Validated after rebasing on latest origin/amd-staging.

  • cmake --build /jam/TheRock-build/compiler/amd-comgr/build -- amd_comgr
  • /jam/TheRock-build/compiler/amd-llvm/build/bin/llvm-lit -v /jam/TheRock-build/compiler/amd-comgr/build/test-lit/hotswap-wmma-scale16.s
    • 1/1 passed
  • /jam/TheRock-build/compiler/amd-llvm/build/bin/llvm-lit -sv /jam/TheRock-build/compiler/amd-comgr/build/test-lit --filter='hotswap'
    • 42/42 selected tests passed
  • cmake --build /jam/TheRock-build/compiler/amd-comgr-asan -- amd_comgr
  • ASAN hotswap lit filter
    • 42/42 selected tests passed
  • FFM Scale16 comparison harness
    • all exact variants matched bit-for-bit
    • the existing s16_32x16_f4_diff case remains informational

suryajasper and others added 6 commits May 29, 2026 05:57
…6 → block-32)

Implement Case 3 of the B0-to-A0 scratch-patch pipeline: WMMA Scale16
(VOP3PX3) to regular Scale (VOP3PX2) decomposition.

GFX1250 B0 uses v_wmma_scale16_f32_16x16x128_f8f6f4 with 64-bit scale
operands at block-16 granularity. A0 only supports the VOP3PX2 variant
with 32-bit scale operands at block-32 granularity. The patch:

1. Emits a VALU preamble that reduces block-16 scales to block-32 via
   byte-pair max (max-exponent strategy for E8M0 scales).
2. Rewrites the 16-byte instruction encoding from VOP3PX3 to VOP3PX2
   (changes LD_SCALE opcode byte and SCALE_SRC fields).
3. Routes the expanded sequence through a trampoline.

Also handles v_wmma_scale16_f32_32x16x128_f4 (B0-only) with error
logging since it has no A0 counterpart.

Provides a standalone applyScratchPatches strong symbol override so
this patch can land independently of other scratch-patch PRs.

Additionally removes the overly-strict output-size equality check in
hotswap-rewrite test helper, since trampoline patches legitimately
grow the ELF.

Made-with: Cursor
… 2×16x16 A0)

The v_wmma_scale16_f32_32x16x128_f4 instruction is B0-only with no A0
counterpart.

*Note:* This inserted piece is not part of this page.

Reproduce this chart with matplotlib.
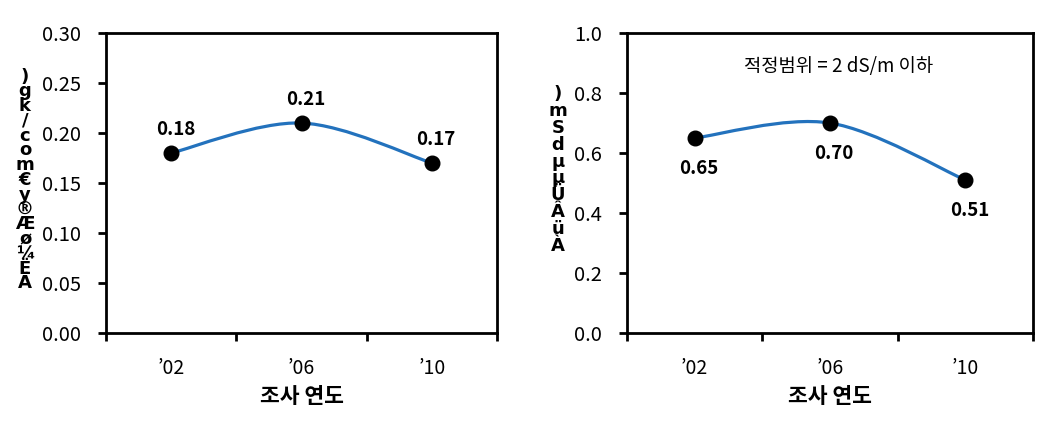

Decompose it into two v_wmma_scale_f32_16x16x128_f8f6f4
(VOP3PX2) instructions by splitting along the M dimension:

- Half 0: rows 0-15, SCALE_OPSEL[0]=0 (threads 0-15 for A scale)
- Half 1: rows 16-31, SCALE_OPSEL[0]=1 (threads 16-31 for A scale)

Both halves share a single scale reduction preamble (block-16 → block-32
via byte-pair max) and the B matrix operand. The trampoline emits:
  [scale reduction A + B] → [WMMA half 0] → [WMMA half 1] → [s_branch back]

Preserves matrix_b_scale (SCALE_OPSEL_HI[0]) and scale format
(matrix_a_scale_fmt, matrix_b_scale_fmt) from the original encoding.

Made-with: Cursor
Gfx1250VgprGranuleSize was 8 (the GFX10/11 wave32 value). On GFX1250
wave32 the VGPR encoding granule is 16 per AMDGPUBaseInfo::
getVGPREncodingGranule with Feature1024AddressableVGPRs, so
ElfView::getKernelVgprCount and updateKernelDescriptor were
mis-decoding COMPUTE_PGM_RSRC1.GRANULATED_WORKITEM_VGPR_COUNT and
under-reporting the kernel's actual VGPR count by ~half.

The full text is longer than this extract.